- **PROVIDED RECORDS**
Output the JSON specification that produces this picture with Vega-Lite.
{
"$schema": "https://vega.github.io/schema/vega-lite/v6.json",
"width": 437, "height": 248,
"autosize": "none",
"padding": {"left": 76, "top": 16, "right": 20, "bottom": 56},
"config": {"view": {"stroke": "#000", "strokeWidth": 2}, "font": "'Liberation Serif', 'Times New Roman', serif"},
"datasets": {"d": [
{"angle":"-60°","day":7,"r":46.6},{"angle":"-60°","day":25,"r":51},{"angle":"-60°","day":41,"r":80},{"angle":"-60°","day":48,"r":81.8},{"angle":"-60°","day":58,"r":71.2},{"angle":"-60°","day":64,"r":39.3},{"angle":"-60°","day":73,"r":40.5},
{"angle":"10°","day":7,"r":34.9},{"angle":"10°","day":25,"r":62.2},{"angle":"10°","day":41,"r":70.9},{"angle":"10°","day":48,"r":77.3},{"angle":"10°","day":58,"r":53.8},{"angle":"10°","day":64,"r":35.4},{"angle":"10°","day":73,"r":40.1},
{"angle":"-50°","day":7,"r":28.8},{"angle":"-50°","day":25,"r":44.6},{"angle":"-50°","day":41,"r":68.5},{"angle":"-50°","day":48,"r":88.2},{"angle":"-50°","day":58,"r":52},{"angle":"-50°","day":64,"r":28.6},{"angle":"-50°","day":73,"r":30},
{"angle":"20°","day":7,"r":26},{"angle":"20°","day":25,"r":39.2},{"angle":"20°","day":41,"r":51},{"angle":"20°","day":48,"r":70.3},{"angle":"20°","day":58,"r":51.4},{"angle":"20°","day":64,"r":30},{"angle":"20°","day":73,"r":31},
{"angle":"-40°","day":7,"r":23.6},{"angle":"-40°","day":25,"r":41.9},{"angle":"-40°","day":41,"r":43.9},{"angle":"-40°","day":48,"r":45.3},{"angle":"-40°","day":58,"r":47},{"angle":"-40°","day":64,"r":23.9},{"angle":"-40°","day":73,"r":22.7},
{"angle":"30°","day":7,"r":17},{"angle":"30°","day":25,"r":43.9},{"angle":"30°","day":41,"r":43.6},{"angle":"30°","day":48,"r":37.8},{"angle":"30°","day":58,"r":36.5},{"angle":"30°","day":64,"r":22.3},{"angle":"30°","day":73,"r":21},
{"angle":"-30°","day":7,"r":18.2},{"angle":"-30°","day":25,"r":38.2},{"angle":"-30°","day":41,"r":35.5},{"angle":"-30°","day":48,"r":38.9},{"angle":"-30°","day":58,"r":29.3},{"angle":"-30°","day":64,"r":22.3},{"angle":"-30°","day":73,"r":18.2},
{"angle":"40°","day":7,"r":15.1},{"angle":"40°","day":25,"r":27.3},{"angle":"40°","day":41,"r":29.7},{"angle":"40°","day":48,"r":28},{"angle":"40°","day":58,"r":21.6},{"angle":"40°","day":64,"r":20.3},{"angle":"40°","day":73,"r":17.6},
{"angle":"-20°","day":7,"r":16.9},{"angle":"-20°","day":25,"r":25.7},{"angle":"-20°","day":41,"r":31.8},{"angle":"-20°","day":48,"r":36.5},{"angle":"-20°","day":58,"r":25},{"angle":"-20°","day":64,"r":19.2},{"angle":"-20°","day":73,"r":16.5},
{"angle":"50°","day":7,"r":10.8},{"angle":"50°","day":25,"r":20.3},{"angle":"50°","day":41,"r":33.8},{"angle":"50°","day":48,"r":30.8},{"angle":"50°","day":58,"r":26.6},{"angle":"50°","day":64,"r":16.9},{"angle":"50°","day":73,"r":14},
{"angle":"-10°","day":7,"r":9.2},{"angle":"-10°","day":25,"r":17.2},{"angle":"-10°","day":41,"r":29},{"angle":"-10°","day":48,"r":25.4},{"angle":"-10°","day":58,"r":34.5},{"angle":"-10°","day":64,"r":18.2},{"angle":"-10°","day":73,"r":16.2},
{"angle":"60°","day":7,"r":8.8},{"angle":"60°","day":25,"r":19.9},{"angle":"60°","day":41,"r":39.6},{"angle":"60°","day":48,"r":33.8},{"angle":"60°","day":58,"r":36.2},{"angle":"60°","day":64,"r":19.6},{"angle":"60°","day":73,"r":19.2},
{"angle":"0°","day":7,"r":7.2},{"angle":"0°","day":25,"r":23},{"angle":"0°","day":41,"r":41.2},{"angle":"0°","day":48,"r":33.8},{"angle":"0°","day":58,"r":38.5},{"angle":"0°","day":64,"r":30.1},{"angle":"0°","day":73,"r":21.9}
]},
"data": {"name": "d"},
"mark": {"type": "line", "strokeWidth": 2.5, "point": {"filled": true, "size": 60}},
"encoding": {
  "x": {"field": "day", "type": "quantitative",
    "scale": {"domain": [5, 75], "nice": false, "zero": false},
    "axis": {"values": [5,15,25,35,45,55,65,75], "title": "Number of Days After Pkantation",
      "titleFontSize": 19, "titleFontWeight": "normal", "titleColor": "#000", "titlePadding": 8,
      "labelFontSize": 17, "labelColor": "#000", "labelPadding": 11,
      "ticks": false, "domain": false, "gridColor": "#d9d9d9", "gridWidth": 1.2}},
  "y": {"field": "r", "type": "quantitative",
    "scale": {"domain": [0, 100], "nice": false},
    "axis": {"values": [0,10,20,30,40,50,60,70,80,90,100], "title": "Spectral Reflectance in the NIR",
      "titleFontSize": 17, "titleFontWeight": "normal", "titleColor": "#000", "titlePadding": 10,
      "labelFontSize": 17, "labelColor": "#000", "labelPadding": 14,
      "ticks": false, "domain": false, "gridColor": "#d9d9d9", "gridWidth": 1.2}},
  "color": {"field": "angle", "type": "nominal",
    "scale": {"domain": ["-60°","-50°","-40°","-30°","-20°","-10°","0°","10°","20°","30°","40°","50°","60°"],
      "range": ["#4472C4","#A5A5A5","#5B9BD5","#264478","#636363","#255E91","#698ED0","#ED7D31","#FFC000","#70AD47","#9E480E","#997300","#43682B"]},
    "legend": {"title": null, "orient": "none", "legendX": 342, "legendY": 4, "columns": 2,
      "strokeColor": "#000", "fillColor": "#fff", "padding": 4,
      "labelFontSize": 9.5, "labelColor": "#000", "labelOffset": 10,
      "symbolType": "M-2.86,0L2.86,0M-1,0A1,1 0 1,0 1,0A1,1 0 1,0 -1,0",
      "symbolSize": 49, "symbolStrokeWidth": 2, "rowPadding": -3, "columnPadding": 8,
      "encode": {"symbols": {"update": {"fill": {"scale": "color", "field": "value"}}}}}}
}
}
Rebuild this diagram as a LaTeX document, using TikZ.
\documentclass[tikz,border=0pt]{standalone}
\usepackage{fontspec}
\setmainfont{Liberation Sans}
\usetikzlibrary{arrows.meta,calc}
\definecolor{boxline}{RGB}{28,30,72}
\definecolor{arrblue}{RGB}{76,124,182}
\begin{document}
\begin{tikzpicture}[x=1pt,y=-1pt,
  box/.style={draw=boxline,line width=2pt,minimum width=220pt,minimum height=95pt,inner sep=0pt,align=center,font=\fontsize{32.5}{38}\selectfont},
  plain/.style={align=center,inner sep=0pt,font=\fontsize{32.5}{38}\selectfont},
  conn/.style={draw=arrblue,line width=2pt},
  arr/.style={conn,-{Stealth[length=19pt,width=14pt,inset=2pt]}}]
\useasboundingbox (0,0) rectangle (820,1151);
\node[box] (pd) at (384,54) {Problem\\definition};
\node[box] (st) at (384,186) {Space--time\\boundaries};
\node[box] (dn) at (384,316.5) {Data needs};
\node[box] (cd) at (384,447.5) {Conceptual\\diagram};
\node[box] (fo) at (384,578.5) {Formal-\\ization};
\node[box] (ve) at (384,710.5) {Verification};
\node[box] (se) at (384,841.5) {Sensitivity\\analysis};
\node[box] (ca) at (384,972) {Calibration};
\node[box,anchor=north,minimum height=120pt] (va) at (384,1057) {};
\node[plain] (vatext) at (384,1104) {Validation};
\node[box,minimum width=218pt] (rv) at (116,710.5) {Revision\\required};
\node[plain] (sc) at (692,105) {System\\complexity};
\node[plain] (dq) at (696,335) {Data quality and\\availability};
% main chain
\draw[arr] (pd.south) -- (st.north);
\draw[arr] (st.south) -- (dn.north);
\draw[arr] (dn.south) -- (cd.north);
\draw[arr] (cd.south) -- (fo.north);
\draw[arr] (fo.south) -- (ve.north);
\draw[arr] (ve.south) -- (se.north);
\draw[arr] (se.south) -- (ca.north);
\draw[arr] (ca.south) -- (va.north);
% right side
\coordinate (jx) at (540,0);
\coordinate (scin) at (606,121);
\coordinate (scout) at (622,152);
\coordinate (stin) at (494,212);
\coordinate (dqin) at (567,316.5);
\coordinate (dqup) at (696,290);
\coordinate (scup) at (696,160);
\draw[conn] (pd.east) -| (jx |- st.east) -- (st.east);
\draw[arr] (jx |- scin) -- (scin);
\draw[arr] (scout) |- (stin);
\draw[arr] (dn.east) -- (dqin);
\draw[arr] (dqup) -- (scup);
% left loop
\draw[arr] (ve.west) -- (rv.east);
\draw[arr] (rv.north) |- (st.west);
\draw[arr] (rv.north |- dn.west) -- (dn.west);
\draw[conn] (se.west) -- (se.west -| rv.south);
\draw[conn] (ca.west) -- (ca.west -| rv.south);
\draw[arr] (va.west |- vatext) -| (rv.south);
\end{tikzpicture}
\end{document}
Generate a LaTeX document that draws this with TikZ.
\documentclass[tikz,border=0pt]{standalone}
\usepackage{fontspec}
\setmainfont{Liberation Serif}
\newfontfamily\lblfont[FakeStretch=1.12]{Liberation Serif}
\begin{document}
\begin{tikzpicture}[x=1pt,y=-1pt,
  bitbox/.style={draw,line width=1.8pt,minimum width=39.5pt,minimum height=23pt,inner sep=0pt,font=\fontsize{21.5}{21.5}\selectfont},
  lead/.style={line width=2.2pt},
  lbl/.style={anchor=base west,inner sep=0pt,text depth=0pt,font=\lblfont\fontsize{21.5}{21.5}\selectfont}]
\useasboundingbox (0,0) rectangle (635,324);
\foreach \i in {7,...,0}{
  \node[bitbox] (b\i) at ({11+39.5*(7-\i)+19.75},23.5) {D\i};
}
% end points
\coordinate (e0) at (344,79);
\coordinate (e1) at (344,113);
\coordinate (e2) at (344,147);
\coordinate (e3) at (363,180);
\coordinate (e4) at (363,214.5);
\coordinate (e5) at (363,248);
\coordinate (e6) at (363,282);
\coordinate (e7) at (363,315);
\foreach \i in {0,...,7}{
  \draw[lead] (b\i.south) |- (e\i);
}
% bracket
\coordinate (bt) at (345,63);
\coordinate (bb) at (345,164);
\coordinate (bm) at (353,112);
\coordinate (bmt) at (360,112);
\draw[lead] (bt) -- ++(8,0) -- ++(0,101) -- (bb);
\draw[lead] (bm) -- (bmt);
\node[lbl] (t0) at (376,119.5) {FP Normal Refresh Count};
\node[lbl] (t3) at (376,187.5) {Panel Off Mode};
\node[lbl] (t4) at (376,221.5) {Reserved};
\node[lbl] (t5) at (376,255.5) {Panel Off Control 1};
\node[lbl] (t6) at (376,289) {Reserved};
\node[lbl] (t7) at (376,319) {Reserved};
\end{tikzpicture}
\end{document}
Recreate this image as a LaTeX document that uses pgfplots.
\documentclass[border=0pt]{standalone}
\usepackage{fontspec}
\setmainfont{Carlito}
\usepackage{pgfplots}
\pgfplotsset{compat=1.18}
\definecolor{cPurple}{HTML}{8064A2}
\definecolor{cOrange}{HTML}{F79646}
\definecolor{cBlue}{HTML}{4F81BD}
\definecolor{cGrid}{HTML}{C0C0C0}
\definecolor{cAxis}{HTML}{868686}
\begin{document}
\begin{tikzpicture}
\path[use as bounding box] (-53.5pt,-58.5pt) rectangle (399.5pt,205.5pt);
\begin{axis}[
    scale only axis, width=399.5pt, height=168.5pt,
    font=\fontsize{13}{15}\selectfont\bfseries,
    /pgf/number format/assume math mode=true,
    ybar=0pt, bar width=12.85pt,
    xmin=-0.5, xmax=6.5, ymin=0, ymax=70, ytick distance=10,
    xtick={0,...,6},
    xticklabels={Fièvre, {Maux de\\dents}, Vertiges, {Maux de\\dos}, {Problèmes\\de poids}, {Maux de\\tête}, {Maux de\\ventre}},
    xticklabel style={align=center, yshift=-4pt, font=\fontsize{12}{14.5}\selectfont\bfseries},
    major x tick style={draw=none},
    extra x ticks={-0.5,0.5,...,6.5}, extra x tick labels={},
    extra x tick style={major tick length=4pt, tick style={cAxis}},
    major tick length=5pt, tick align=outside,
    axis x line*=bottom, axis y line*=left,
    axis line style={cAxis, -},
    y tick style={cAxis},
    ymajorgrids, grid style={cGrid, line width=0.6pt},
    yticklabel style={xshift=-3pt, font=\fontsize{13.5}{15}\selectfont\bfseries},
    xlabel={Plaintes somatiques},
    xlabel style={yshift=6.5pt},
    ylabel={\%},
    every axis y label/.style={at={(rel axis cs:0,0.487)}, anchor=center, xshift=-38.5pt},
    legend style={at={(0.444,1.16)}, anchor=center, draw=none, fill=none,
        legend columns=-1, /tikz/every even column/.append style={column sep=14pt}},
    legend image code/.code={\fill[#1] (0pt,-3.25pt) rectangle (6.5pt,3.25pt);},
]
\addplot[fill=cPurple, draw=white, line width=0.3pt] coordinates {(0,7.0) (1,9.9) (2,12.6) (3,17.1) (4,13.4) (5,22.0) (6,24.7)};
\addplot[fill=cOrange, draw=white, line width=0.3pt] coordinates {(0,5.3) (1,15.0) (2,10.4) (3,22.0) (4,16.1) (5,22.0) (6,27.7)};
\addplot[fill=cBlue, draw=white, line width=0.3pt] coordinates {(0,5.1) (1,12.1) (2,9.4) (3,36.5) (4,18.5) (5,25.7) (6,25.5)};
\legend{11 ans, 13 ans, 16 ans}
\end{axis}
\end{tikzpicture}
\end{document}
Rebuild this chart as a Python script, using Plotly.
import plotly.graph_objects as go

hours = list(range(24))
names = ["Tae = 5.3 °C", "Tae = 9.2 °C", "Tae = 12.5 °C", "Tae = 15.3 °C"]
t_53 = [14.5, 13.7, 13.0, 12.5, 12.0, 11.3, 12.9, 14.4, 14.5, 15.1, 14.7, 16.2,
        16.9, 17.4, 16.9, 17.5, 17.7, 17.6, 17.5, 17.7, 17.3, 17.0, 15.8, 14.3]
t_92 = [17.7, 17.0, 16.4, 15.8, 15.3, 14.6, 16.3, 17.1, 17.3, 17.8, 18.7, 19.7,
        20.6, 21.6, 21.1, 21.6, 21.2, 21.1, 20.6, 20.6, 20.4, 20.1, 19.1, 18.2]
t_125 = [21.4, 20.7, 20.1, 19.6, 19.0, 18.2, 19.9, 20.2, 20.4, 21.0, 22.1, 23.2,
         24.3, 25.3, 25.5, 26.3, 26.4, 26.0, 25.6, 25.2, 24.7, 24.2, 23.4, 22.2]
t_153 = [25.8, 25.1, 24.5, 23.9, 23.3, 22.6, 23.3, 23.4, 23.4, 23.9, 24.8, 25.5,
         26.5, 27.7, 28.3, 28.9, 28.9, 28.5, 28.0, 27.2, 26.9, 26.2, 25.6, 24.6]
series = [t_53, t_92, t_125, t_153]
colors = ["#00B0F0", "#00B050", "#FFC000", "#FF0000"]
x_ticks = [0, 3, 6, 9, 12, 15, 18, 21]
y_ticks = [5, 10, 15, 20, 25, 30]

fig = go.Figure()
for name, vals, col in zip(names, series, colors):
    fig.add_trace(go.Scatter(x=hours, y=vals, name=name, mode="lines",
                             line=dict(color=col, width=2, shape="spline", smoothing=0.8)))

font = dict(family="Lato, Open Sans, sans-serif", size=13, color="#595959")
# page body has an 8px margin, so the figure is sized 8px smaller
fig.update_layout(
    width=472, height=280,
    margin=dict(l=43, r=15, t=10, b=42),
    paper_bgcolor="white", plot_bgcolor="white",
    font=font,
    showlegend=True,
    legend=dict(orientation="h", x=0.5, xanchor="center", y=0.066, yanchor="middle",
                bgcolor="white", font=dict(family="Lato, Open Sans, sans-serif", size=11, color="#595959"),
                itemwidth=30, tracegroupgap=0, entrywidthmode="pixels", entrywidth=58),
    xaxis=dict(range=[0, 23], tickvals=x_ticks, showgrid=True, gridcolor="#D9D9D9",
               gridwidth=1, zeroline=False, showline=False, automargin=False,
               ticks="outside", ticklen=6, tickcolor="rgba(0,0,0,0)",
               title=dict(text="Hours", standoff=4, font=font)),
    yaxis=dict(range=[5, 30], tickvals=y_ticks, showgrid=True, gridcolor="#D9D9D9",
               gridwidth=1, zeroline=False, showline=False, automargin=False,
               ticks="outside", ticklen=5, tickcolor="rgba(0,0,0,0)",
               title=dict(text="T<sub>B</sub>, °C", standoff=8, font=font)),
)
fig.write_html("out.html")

- **WRITTEN TASK**
Quote exactly the lines running from the line with "Rebuild this chart" through the line with "import plotly.graph_objects as go", both ends included, and nothing more.

- **EXERCISE OUTPUT**
Rebuild this chart as a Python script, using Plotly.
import plotly.graph_objects as go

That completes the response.